Although the AT-6 is not any longer in active service, some 300+ aircraft are still in airworthy conditions. Former SAAF HARVARD were in especially good conditions when they were withdrawn from service, so they found their way into private hands. Another reason, why so many HARVARD are still flying, is their relatively low operating costs. One flying hour costs between 300 – 600 Euros (depending on the price of fuel, spare parts are of cause extra). Apropos spare parts: due to the fact that the HARVARD was used almost worldwide a huge stockpile of spare parts is still available. A few private aerobatic teams flying HARVARD still wow millions of spectators all over the world , like the Australian Southern Knights, the US American GEICO Skytypers, the Canadian Harvard Aerobatic Team or the South African Flying Lions, just to mention a few.
A very significant collection is based on the Zwartkop AB in South Africa. The HARVARD CLUB (est. in 1992) owns no less than 10 Aircraft of this type, used mainly for pleasure flights. These aircraft are part of the National Heritage of South Africa, which is equivalent to the German preservation order. All AT-6 are former SAAF aircraft, which still wear their SAAF colours. A pleasure flight lasts app. 20 – 30 minutes and costs no more than 1800 ZAR (South African Rand, which is according to the current rate of exchange some 170 Euro). By paying this mite the passengers pays no more than the actual price for the fuel. All pilots as well as the maintenance team are volunteers, who have lots of fun and joy to work with these historical aircraft. The aircraft's condition is absolutely fine, safety and maintenance is the highest priority. Whoever plans a visit to Johannesburg or Pretoria should not miss out a visit at Zwartkop (as there is an incredible museum as well, featuring almost all aircraft flown by the SAAF). Due to the huge rush it is highly recommended to book the flight at least a week in advance. More details can be found on the HARVARD CLUB`s website: http://www.theharvardclub.co.za/.

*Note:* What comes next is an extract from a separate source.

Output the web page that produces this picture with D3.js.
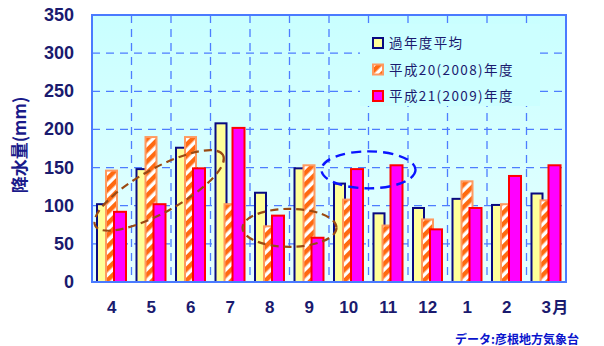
<!DOCTYPE html>
<meta charset="utf-8">
<style>
  body { margin: 0; background: #fff; }
  svg { display: block; }
  text { font-family: "Liberation Sans", Arial, sans-serif; }
  .jp { font-family: "Noto Sans CJK JP", sans-serif; }
</style>
<body>
<svg width="604" height="346"></svg>
<script src="https://d3js.org/d3.v7.min.js"></script>
<script>

var months = ["4", "5", "6", "7", "8", "9", "10", "11", "12", "1", "2", "3"];
var average = [102, 148, 176, 208, 117, 149, 129, 90, 97, 109, 101, 116];
var fy2008 = [146, 190, 190, 102, 73, 153, 108, 74, 82, 132, 102, 107];
var fy2009 = [92, 102, 149, 202, 87, 58, 148, 153, 69, 97, 139, 153];
var seriesNames = ["過年度平均", "平成20(2008)年度", "平成21(2009)年度"];
var yTicks = [0, 50, 100, 150, 200, 250, 300, 350];

var svg = d3.select("svg");
var plotLeft = 92, plotRight = 566, plotTop = 15, plotBottom = 282;

var x = d3.scaleBand().domain(months).range([plotLeft, plotRight]);
var y = d3.scaleLinear().domain([0, 350]).range([plotBottom, plotTop]);

var defs = svg.append("defs");
var grad = defs.append("linearGradient").attr("id", "bg")
    .attr("x1", 0).attr("y1", 0).attr("x2", 0).attr("y2", 1);
grad.append("stop").attr("offset", "0%").attr("stop-color", "#c9ffff");
grad.append("stop").attr("offset", "100%").attr("stop-color", "#e6ffff");

var pat = defs.append("pattern").attr("id", "stripe")
    .attr("patternUnits", "userSpaceOnUse")
    .attr("width", 8).attr("height", 8)
    .attr("patternTransform", "rotate(45)");
pat.append("rect").attr("width", 8).attr("height", 8).attr("fill", "#ffffff");
pat.append("rect").attr("width", 4.5).attr("height", 8).attr("fill", "#ff6a10");

// plot background
svg.append("rect")
    .attr("x", plotLeft).attr("y", plotTop)
    .attr("width", plotRight - plotLeft).attr("height", plotBottom - plotTop)
    .attr("fill", "url(#bg)");

// grid
var grid = svg.append("g")
    .attr("stroke", "#4d7dff").attr("stroke-width", 1.3)
    .attr("stroke-dasharray", "8,6");
grid.selectAll(".h").data(yTicks.filter(d => d > 0 && d < 350)).enter()
  .append("line")
    .attr("x1", plotLeft).attr("x2", plotRight)
    .attr("y1", d => y(d)).attr("y2", d => y(d));
grid.selectAll(".v").data(months.slice(1)).enter()
  .append("line")
    .attr("x1", d => x(d)).attr("x2", d => x(d))
    .attr("y1", plotTop).attr("y2", plotBottom);

// legend box hides the grid behind it
svg.append("rect")
    .attr("x", 360).attr("y", 24).attr("width", 180).attr("height", 82)
    .attr("fill", "#ccffff");

// bars
var series = [
  { values: average, off: 5, w: 11, fill: "#ffff99", stroke: "#0a0a80" },
  { values: fy2008, off: 14, w: 11, fill: "url(#stripe)", stroke: "#ff9a60" },
  { values: fy2009, off: 22, w: 12, fill: "#ff00ff", stroke: "#ff0000" }
];
series.forEach(function(s) {
  svg.append("g").selectAll("rect")
    .data(s.values).enter()
    .append("rect")
      .attr("x", (d, i) => x(months[i]) + s.off)
      .attr("y", d => y(d))
      .attr("width", s.w)
      .attr("height", d => y(0) - y(d))
      .attr("fill", s.fill)
      .attr("stroke", s.stroke)
      .attr("stroke-width", 2);
});

// frame
svg.append("rect")
    .attr("x", plotLeft).attr("y", plotTop)
    .attr("width", plotRight - plotLeft).attr("height", plotBottom - plotTop)
    .attr("fill", "none").attr("stroke", "#4a7aff").attr("stroke-width", 2);

// annotation ellipses
var bw = x.bandwidth();
var e1x = x("5") + bw * 0.7, e1y = y(120);
svg.append("ellipse")
    .attr("cx", e1x).attr("cy", e1y)
    .attr("rx", 73).attr("ry", 22)
    .attr("transform", "rotate(-29," + e1x + "," + e1y + ")")
    .attr("fill", "none").attr("stroke", "#9a4a12").attr("stroke-width", 2.2)
    .attr("stroke-dasharray", "8,5");
svg.append("ellipse")
    .attr("cx", x("9")).attr("cy", y(71))
    .attr("rx", 47).attr("ry", 19)
    .attr("fill", "none").attr("stroke", "#9a4a12").attr("stroke-width", 2.2)
    .attr("stroke-dasharray", "8,5");
svg.append("ellipse")
    .attr("cx", x("11")).attr("cy", y(147))
    .attr("rx", 47).attr("ry", 18.5)
    .attr("fill", "none").attr("stroke", "#0a14ff").attr("stroke-width", 2.4)
    .attr("stroke-dasharray", "10,6");

// legend
var legend = svg.append("g");
seriesNames.forEach(function(name, i) {
  var s = series[i];
  var ly = 43 + i * 26.5;
  legend.append("rect")
      .attr("x", 373).attr("y", ly - 5).attr("width", 10).attr("height", 10)
      .attr("fill", s.fill).attr("stroke", s.stroke).attr("stroke-width", 2);
  legend.append("text")
      .attr("class", "jp")
      .attr("x", 389).attr("y", ly + 5)
      .attr("font-size", 13.5).attr("letter-spacing", 1.4)
      .attr("fill", "#1a1a6e")
      .text(name);
});

// y tick labels
svg.append("g").selectAll("text")
  .data(yTicks).enter()
  .append("text")
    .attr("x", 74).attr("y", d => y(d) + 6)
    .attr("text-anchor", "end")
    .attr("font-size", 18).attr("font-weight", "bold")
    .attr("fill", "#1a1a6e")
    .text(d => d);

// x tick labels
svg.append("g").selectAll("text")
  .data(months).enter()
  .append("text")
    .attr("x", d => x(d) + bw / 2)
    .attr("y", 313)
    .attr("text-anchor", "middle")
    .attr("font-size", 17).attr("font-weight", "bold")
    .attr("fill", "#1a1a6e")
    .text(d => d);
svg.append("text")
    .attr("class", "jp")
    .attr("x", x("3") + bw / 2 + 6).attr("y", 313)
    .attr("font-size", 16).attr("font-weight", "bold")
    .attr("fill", "#1a1a6e")
    .text("月");

// y axis title
svg.append("text")
    .attr("class", "jp")
    .attr("transform", "translate(26,145) rotate(-90)")
    .attr("text-anchor", "middle")
    .attr("font-size", 17).attr("font-weight", "bold")
    .attr("fill", "#1a1a8a")
    .text("降水量(mm)");

// source
svg.append("text")
    .attr("class", "jp")
    .attr("x", 455).attr("y", 344)
    .attr("font-size", 12).attr("font-weight", "bold")
    .attr("fill", "#0a14cc")
    .text("データ:彦根地方気象台");

</script>
</body>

The North American AT-6 HARVARD/TEXAN is for sure one of the legends of aviation. In contrast to most of the other famous aircraft there are still plenty of AT-6 in airworthy conditions, which can be seen at several airshows (worldwide). As the SIX is a double, passengers can book a pleasure flight on these warbirds. If one can also see the beautiful South Africa scenic passing by underneath the great experience can not be excelled, especially if the whole story doesn't cost that much!
This article is dedicated to Laurie Kay, who past the way much too early in 2013. Laurie was a great human being, a real gentleman and a fantastic aviator. I was lucky to fly on the backseat of a HARVARD with Laurie on the controls, an experience I will never forget!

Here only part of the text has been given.